In 2007, writer Jen A. Miller went through a terrible breakup.
(Her ex’s parting words: “I’ll keep you in the top eight of my Myspace friends.”) Soon afterward, her grandfather died. Soon after that, she bought a house and signed the paperwork just months before the recession hit. “I did not handle this well,” Miller wrote in a widely shared 2014 column headlined “Running As Therapy” for the New York Times. “As I was helping my mother pack up her parents’ house, I found myself too drained to move and lay down on the floor and sobbed. My mother suggested I try therapy. I signed up for a 10-mile race instead.”
That column could be seen as an early draft of Miller’s memoir, Running: A Love Story, which is out this week. In it, she details her lifelong relationship with the sport. She says the simple act of putting one foot in front of another over 10, 15, or 26.2 miles brought back her mental clarity. In her book, Miller distances herself from the Times headline. She writes that she “probably should have sought professional help.” And she doesn’t mean to suggest self-care is an adequate treatment for the depressed. And it’s true that many severely depressed people are so ill that physical activity becomes impossible. It is also true that seeking professional help is crucial for those who struggle with mental-health issues.

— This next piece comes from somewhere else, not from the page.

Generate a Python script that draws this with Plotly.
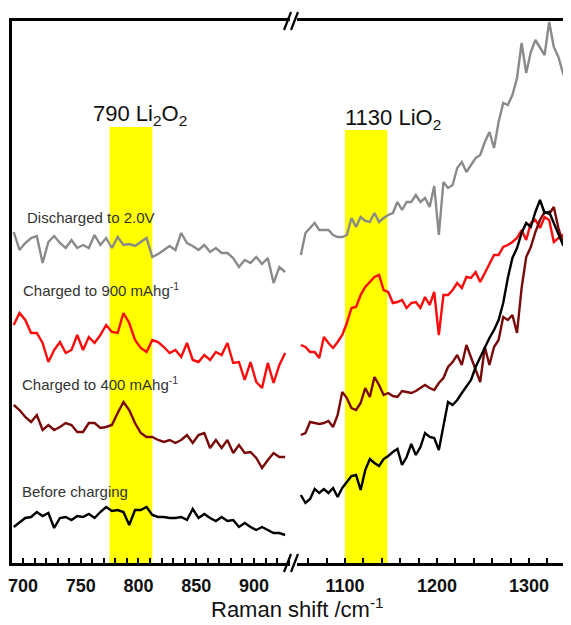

But it is also true that for many people who are depressed, physical activity, and running in particular, helps tremendously.

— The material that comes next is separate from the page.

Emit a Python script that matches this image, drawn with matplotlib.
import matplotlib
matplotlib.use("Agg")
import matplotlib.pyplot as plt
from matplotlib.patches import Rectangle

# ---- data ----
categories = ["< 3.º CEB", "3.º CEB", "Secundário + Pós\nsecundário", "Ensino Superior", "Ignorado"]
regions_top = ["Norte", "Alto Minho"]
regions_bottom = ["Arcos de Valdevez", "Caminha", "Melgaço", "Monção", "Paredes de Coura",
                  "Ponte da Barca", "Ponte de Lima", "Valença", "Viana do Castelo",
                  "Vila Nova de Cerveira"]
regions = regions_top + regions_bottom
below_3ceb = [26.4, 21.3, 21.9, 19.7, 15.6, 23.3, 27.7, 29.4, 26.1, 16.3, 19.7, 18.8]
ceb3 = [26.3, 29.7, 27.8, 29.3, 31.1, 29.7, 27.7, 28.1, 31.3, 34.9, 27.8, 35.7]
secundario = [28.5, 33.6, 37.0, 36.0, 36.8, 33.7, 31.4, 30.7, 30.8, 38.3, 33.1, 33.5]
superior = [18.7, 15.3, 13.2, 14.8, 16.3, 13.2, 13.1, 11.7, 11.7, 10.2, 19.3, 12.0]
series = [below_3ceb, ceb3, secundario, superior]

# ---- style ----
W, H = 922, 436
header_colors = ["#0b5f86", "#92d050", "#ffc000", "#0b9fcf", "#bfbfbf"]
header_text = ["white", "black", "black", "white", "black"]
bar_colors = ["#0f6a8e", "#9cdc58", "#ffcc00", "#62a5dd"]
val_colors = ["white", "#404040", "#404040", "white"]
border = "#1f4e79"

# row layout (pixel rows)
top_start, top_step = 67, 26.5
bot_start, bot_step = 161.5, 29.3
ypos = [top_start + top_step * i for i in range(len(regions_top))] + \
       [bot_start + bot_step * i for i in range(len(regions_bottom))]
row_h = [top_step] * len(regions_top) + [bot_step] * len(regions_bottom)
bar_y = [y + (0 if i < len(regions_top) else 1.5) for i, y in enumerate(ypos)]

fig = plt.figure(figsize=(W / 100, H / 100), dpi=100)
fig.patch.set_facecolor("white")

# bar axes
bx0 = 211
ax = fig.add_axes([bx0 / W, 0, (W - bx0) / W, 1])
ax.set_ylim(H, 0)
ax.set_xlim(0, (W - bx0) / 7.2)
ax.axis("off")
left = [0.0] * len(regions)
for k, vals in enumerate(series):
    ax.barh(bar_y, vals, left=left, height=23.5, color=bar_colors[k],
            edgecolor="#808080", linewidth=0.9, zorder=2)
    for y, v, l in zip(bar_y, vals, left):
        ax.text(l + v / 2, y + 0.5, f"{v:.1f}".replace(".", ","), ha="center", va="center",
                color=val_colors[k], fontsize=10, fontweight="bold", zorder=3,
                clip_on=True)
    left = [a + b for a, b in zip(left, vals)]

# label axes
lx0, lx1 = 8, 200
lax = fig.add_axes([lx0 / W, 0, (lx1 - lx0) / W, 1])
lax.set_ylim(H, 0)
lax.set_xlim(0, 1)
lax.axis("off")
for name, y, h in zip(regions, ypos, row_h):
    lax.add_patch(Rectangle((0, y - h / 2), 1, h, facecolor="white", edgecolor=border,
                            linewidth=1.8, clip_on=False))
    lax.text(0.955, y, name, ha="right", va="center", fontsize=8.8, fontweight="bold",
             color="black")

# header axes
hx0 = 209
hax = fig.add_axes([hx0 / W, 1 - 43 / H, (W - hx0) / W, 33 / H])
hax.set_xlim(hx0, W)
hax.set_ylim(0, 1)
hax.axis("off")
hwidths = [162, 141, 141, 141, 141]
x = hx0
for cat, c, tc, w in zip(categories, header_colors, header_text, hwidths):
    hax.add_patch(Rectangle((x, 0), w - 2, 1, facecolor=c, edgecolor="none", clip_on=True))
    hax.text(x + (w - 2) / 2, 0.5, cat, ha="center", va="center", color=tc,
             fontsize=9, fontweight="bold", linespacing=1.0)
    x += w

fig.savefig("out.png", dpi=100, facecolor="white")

Now an intriguing line of research is suggesting some thing new. For some, a combination of physical and mental training — called MAP training — may provide substantial help to those with major depressive disorder. Studies have already suggested that physical activity can play a powerful role in reducing depression; newer, separate research is showing that meditation does, too. Now some exercise scientists and neuroscientists believe there may be a uniquely powerful benefit in combining the two. In one study, published last week in the Nature journal Translational Psychiatry, a team led by Brandon Alderman at Rutgers University found that MAP training reduced depressive symptoms in a group of young people with major depressive disorder, and by an impressive margin — 40 percent on average, their data show.